WRITTEN TASK:
List every line in this data where the string "matplotlib" occurs.

DATA:
================

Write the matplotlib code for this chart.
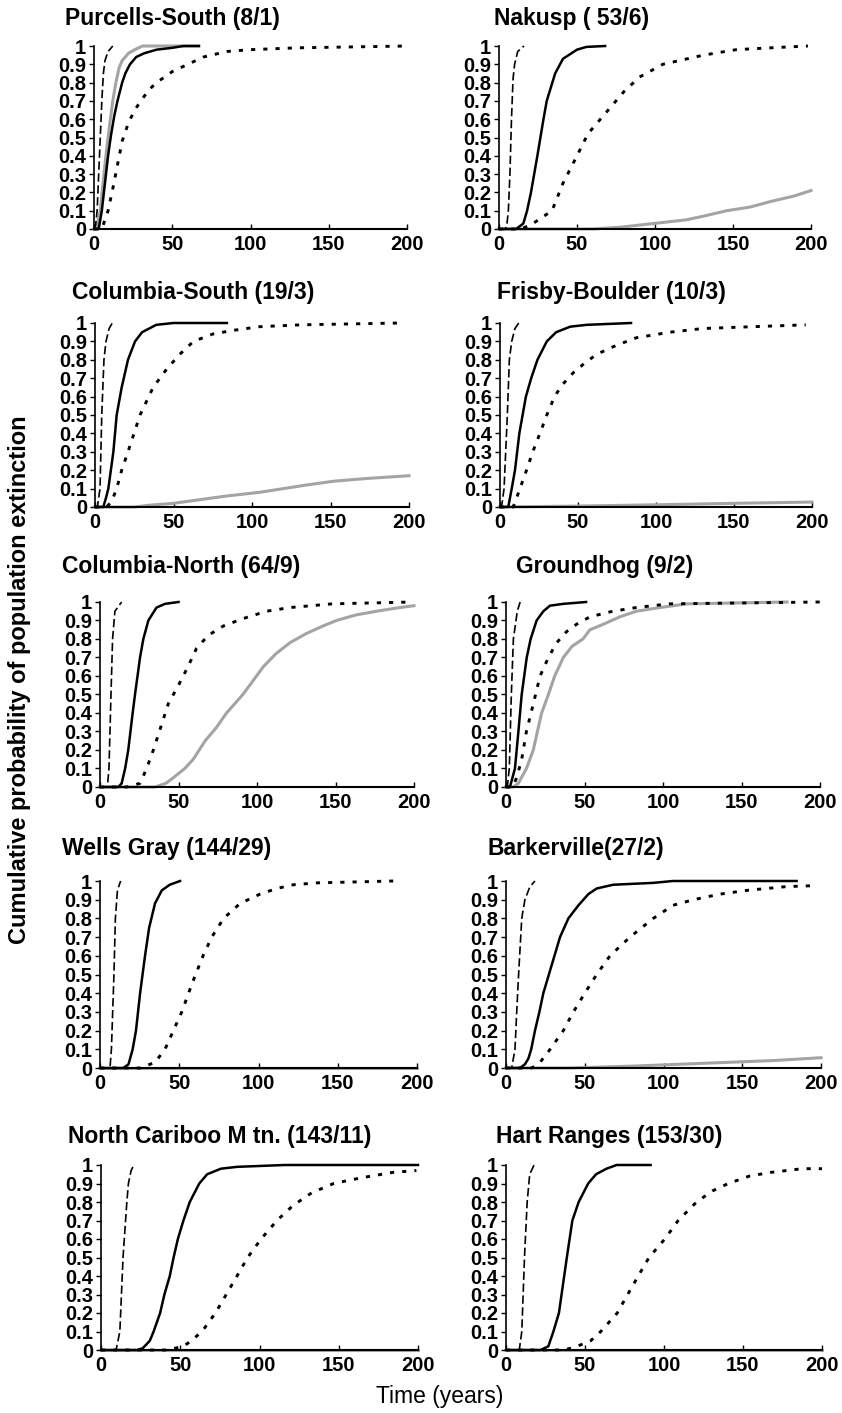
import matplotlib
matplotlib.use("Agg")
import matplotlib.pyplot as plt

plt.rcParams['font.family'] = ['Liberation Sans', 'DejaVu Sans']
plt.rcParams['lines.scale_dashes'] = False

# ---- data: (time in years, cumulative probability) ----
titles = ["Purcells-South (8/1)", "Nakusp ( 53/6)",
          "Columbia-South (19/3)", "Frisby-Boulder (10/3)",
          "Columbia-North (64/9)", "Groundhog (9/2)",
          "Wells Gray (144/29)", "Barkerville(27/2)",
          "North Cariboo M tn. (143/11)", "Hart Ranges (153/30)"]

purcells_dash = ([0, 1, 2, 3, 4, 5, 6, 7, 9, 12],
                 [0, 0.02, 0.1, 0.3, 0.5, 0.7, 0.85, 0.92, 0.97, 1.0])
purcells_solid = ([0, 3, 5, 7, 9, 11, 13, 15, 18, 20, 23, 27, 32, 40, 50, 57, 67],
                  [0, 0, 0.1, 0.25, 0.4, 0.52, 0.62, 0.7, 0.8, 0.85, 0.9, 0.94, 0.96, 0.98, 0.99, 1.0, 1.0])
purcells_dot = ([0, 5, 7, 9, 12, 15, 18, 22, 26, 30, 35, 40, 50, 60, 70, 85, 100, 130, 200],
                [0, 0, 0.05, 0.1, 0.22, 0.35, 0.48, 0.58, 0.65, 0.7, 0.76, 0.8, 0.86, 0.9, 0.94, 0.97, 0.98, 0.99, 1.0])
purcells_gray = ([0, 2, 4, 6, 8, 10, 12, 14, 16, 18, 22, 26, 31, 67],
                 [0, 0.02, 0.1, 0.27, 0.43, 0.57, 0.7, 0.8, 0.88, 0.92, 0.96, 0.98, 1.0, 1.0])

nakusp_dash = ([0, 4, 5, 6, 7, 8, 9, 10, 12, 16],
               [0, 0, 0.02, 0.1, 0.3, 0.6, 0.82, 0.9, 0.97, 1.0])
nakusp_solid = ([0, 11, 15.6, 18, 20.5, 24.6, 28.5, 30.6, 36, 41, 50, 56, 68],
                [0, 0, 0.03, 0.1, 0.2, 0.4, 0.6, 0.7, 0.85, 0.93, 0.98, 0.995, 1.0])
nakusp_dot = ([0, 13.5, 20, 34, 41, 50, 57, 69, 80, 90, 105, 131, 152, 174, 198],
              [0, 0, 0.02, 0.1, 0.25, 0.4, 0.52, 0.64, 0.75, 0.83, 0.9, 0.95, 0.98, 0.99, 1.0])
nakusp_gray = ([0, 60, 78, 99, 120, 131, 146, 161, 174, 189, 200],
               [0, 0, 0.01, 0.03, 0.05, 0.07, 0.1, 0.12, 0.15, 0.18, 0.21])

colsouth_dash = ([0, 1.5, 3.2, 4.3, 5.7, 7, 9, 11],
                 [0, 0, 0.1, 0.5, 0.8, 0.9, 0.97, 1.0])
colsouth_solid = ([0, 5.3, 7, 8.5, 11.7, 13.8, 17, 21, 25.5, 30, 39, 50, 84],
                  [0, 0, 0.05, 0.1, 0.3, 0.5, 0.65, 0.8, 0.9, 0.95, 0.99, 1.0, 1.0])
colsouth_dot = ([0, 7.4, 10.6, 13.8, 17, 21, 28.7, 37, 45.7, 54, 62.7, 75, 88, 105, 131, 195],
                [0, 0, 0.03, 0.1, 0.2, 0.3, 0.5, 0.65, 0.75, 0.83, 0.9, 0.94, 0.96, 0.98, 0.99, 1.0])
colsouth_gray = ([0, 25, 35, 50, 67, 84, 105, 120, 135, 152, 173, 200],
                 [0, 0, 0.01, 0.02, 0.04, 0.06, 0.08, 0.1, 0.12, 0.14, 0.155, 0.17])

frisby_dash = ([0, 1, 2.6, 4.7, 6, 7.5, 9.6, 12],
               [0, 0, 0.1, 0.5, 0.8, 0.9, 0.97, 1.0])
frisby_solid = ([0, 5.3, 7.5, 9.6, 12.4, 14.5, 16.6, 20, 24, 30, 36, 45, 55.5, 84],
                [0, 0, 0.1, 0.2, 0.4, 0.5, 0.6, 0.7, 0.8, 0.9, 0.95, 0.98, 0.99, 1.0])
frisby_dot = ([0, 8.5, 12.8, 17, 21, 25.6, 30, 35, 39.5, 47, 54, 62, 75, 87.5, 109, 130, 162, 196],
              [0, 0, 0.1, 0.2, 0.3, 0.4, 0.5, 0.6, 0.66, 0.73, 0.78, 0.83, 0.88, 0.92, 0.95, 0.97, 0.98, 0.99])
frisby_gray = ([0, 50, 100, 150, 200],
               [0, 0.005, 0.012, 0.02, 0.027])

colnorth_dash = ([0, 4.7, 5.7, 7, 8, 9.5, 13.8],
                 [0, 0, 0.1, 0.5, 0.8, 0.95, 1.0])
colnorth_solid = ([0, 11.7, 13.8, 16, 18, 20.8, 22.3, 25.5, 27.6, 30.8, 36, 41.4, 50],
                  [0, 0, 0.02, 0.1, 0.2, 0.4, 0.5, 0.7, 0.8, 0.9, 0.97, 0.99, 1.0])
colnorth_dot = ([0, 17, 25.5, 29.7, 34, 37.8, 43.5, 50, 56, 61.5, 69, 78.5, 91, 106, 121, 148, 199],
                [0, 0, 0.02, 0.1, 0.2, 0.3, 0.45, 0.55, 0.65, 0.75, 0.82, 0.87, 0.91, 0.95, 0.97, 0.99, 1.0])
colnorth_gray = ([0, 35, 42, 46.7, 54, 59.4, 67, 74, 80.6, 91, 99.7, 104, 112, 121, 131.5, 142, 150.6, 163, 176, 191, 200],
                 [0, 0, 0.02, 0.05, 0.1, 0.15, 0.25, 0.32, 0.4, 0.5, 0.6, 0.65, 0.72, 0.78, 0.83, 0.87, 0.9, 0.93, 0.95, 0.97, 0.98])

groundhog_dash = ([0, 0.8, 2.1, 3.4, 4.7, 7.2, 9],
                  [0, 0, 0.1, 0.5, 0.8, 0.95, 1.0])
groundhog_solid = ([0, 2.5, 5.7, 7.9, 10, 13.2, 15.7, 19.5, 23.8, 28, 36.5, 51],
                   [0, 0, 0.1, 0.3, 0.5, 0.7, 0.8, 0.9, 0.95, 0.98, 0.99, 1.0])
groundhog_dot = ([0, 4.2, 6.8, 10, 13, 17.4, 21.7, 27, 32.3, 38.6, 45, 53.5, 68, 83, 104, 200],
                 [0, 0, 0.05, 0.15, 0.3, 0.45, 0.6, 0.7, 0.78, 0.84, 0.88, 0.92, 0.95, 0.97, 0.99, 1.0])
groundhog_gray = ([0, 4.7, 7.9, 13, 17.4, 20, 22.7, 27, 31, 36.5, 42, 49, 53.5, 62, 72.6, 83, 98, 115, 179],
                  [0, 0, 0.02, 0.1, 0.2, 0.3, 0.4, 0.5, 0.6, 0.7, 0.76, 0.8, 0.85, 0.88, 0.92, 0.95, 0.97, 0.99, 1.0])

wells_dash = ([0, 6.3, 7.2, 8.8, 9.7, 11, 13],
              [0, 0, 0.1, 0.5, 0.8, 0.95, 1.0])
wells_solid = ([0, 14.7, 18, 20.6, 22.7, 25.3, 28.4, 31, 34.7, 39, 44, 50.5],
               [0, 0, 0.02, 0.1, 0.2, 0.4, 0.6, 0.75, 0.88, 0.95, 0.98, 1.0])
wells_dot = ([0, 25.3, 34.7, 41, 46.3, 51.6, 58, 65, 70.5, 78, 88.4, 101, 111.6, 122, 137, 185],
             [0, 0, 0.03, 0.1, 0.2, 0.3, 0.45, 0.6, 0.7, 0.8, 0.88, 0.93, 0.96, 0.98, 0.99, 1.0])
wells_gray = ([0, 200], [0, 0])

barker_dash = ([0, 3.6, 5.7, 6.8, 8, 10, 12, 15.2, 18.4],
               [0, 0, 0.1, 0.3, 0.5, 0.8, 0.9, 0.97, 1.0])
barker_solid = ([0, 8.9, 12, 14.2, 16, 18.4, 21.2, 23.7, 29, 34.3, 39.6, 46, 52.3, 57.6, 68, 93.5, 106, 184.5],
                [0, 0, 0.02, 0.05, 0.1, 0.2, 0.3, 0.4, 0.55, 0.7, 0.8, 0.87, 0.93, 0.96, 0.98, 0.99, 1.0, 1.0])
barker_dot = ([0, 16.3, 21.6, 28, 36.4, 42.8, 50, 57.6, 66, 78.7, 93.5, 106, 119, 136, 153, 178, 195],
              [0, 0, 0.03, 0.1, 0.2, 0.3, 0.4, 0.5, 0.6, 0.7, 0.8, 0.87, 0.9, 0.93, 0.95, 0.97, 0.975])
barker_gray = ([0, 40, 80, 110, 140, 170, 200],
               [0, 0, 0.01, 0.02, 0.03, 0.04, 0.055])

cariboo_dash = ([0, 9.5, 11.9, 12.9, 13.9, 16.3, 17.3, 19, 20.7],
                [0, 0, 0.1, 0.3, 0.5, 0.8, 0.9, 0.97, 1.0])
cariboo_solid = ([0, 23, 26.4, 30.8, 33.2, 37.3, 40, 43.4, 45.8, 48.5, 52, 56, 62, 67, 75.6, 85.8, 116, 200],
                 [0, 0, 0.01, 0.05, 0.1, 0.2, 0.3, 0.4, 0.5, 0.6, 0.7, 0.8, 0.9, 0.95, 0.98, 0.99, 1.0, 1.0])
cariboo_dot = ([0, 41.7, 52, 57, 63.7, 72.2, 79, 85.8, 92.5, 101, 111, 121, 133, 146.8, 163.7, 184, 199],
               [0, 0, 0.02, 0.05, 0.1, 0.2, 0.3, 0.4, 0.5, 0.6, 0.7, 0.78, 0.85, 0.9, 0.93, 0.96, 0.97])
cariboo_gray = ([0, 200], [0, 0])

hart_dash = ([0, 8.4, 10, 11.7, 13.4, 15, 17.8],
             [0, 0, 0.1, 0.5, 0.8, 0.95, 1.0])
hart_solid = ([0, 21.8, 26.8, 30, 33.5, 36, 38.5, 42, 46, 52, 57, 63.6, 70, 91.5],
              [0, 0, 0.02, 0.1, 0.2, 0.35, 0.5, 0.7, 0.8, 0.9, 0.95, 0.98, 1.0, 1.0])
hart_dot = ([0, 37, 45, 53.6, 60, 70.4, 77, 83.7, 90.5, 100.5, 109, 120.6, 130.7, 140.7, 154, 167.5, 187.6, 200],
            [0, 0, 0.02, 0.05, 0.1, 0.2, 0.3, 0.4, 0.5, 0.6, 0.7, 0.8, 0.86, 0.9, 0.94, 0.96, 0.98, 0.98])
hart_gray = ([0, 200], [0, 0])

curves = [
    (purcells_gray, purcells_dot, purcells_solid, purcells_dash),
    (nakusp_gray, nakusp_dot, nakusp_solid, nakusp_dash),
    (colsouth_gray, colsouth_dot, colsouth_solid, colsouth_dash),
    (frisby_gray, frisby_dot, frisby_solid, frisby_dash),
    (colnorth_gray, colnorth_dot, colnorth_solid, colnorth_dash),
    (groundhog_gray, groundhog_dot, groundhog_solid, groundhog_dash),
    (wells_gray, wells_dot, wells_solid, wells_dash),
    (barker_gray, barker_dot, barker_solid, barker_dash),
    (cariboo_gray, cariboo_dot, cariboo_solid, cariboo_dash),
    (hart_gray, hart_dot, hart_solid, hart_dash),
]

yticks = [i / 10 for i in range(11)]
ylabels = ["0", "0.1", "0.2", "0.3", "0.4", "0.5", "0.6", "0.7", "0.8", "0.9", "1"]
xticks = [0, 50, 100, 150, 200]

W, H = 842, 1413
fig = plt.figure(figsize=(W / 100, H / 100), dpi=100)

# axes box in pixels: left, right, top (y=1), bottom (y=0)
boxes = [(94, 407, 46, 229), (499, 811, 46, 229),
         (95, 409, 323, 507), (500, 812, 323, 507),
         (100, 414, 602, 787), (506, 820, 602, 787),
         (100, 417, 881, 1068), (506, 821, 881, 1068),
         (101, 418, 1165, 1350), (506, 822, 1165, 1350)]
title_pos = [(65, 18), (494, 18), (72, 292), (497, 292), (62, 567), (516, 567),
             (62, 848), (487, 848), (68, 1137), (496, 1137)]

styles = [dict(color='#a4a4a4', lw=2.2, ls='-'),
          dict(color='black', lw=2.1, dashes=(3.0, 5.8)),
          dict(color='black', lw=1.8, ls='-'),
          dict(color='black', lw=1.2, dashes=(6.0, 2.6))]

for i in range(10):
    l, r, t, b = boxes[i]
    ax = fig.add_axes([l / W, 1 - b / H, (r - l) / W, (b - t) / H])
    for (xs, ys), st in zip(curves[i], styles):
        ax.plot(xs, ys, clip_on=False, **st)
    ax.set_xlim(0, 200)
    ax.set_ylim(0, 1)
    ax.spines['top'].set_visible(False)
    ax.spines['right'].set_visible(False)
    ax.spines['left'].set_linewidth(1.2)
    ax.spines['bottom'].set_linewidth(1.5)
    ax.set_yticks(yticks)
    ax.set_yticklabels(ylabels, fontsize=14.5, fontweight='bold')
    ax.set_xticks(xticks)
    ax.set_xticklabels([str(x) for x in xticks], fontsize=14.5, fontweight='bold')
    ax.tick_params(axis='y', direction='out', length=3.5, width=1, pad=2)
    ax.tick_params(axis='x', direction='in', length=3.5, width=1, pad=4)
    fig.text(title_pos[i][0] / W, 1 - title_pos[i][1] / H, titles[i],
             fontsize=16.5, fontweight='bold', ha='left', va='center')

fig.text(20 / W, 1 - 680 / H, "Cumulative probability of population extinction",
         rotation=90, fontsize=17, fontweight='bold', ha='center', va='center')
fig.text(440 / W, 1 - 1397 / H, "Time (years)", fontsize=16.5, ha='center', va='center')

fig.savefig("out.png", dpi=100)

================

COMPLETED TASK:
Write the matplotlib code for this chart.
import matplotlib
matplotlib.use("Agg")
import matplotlib.pyplot as plt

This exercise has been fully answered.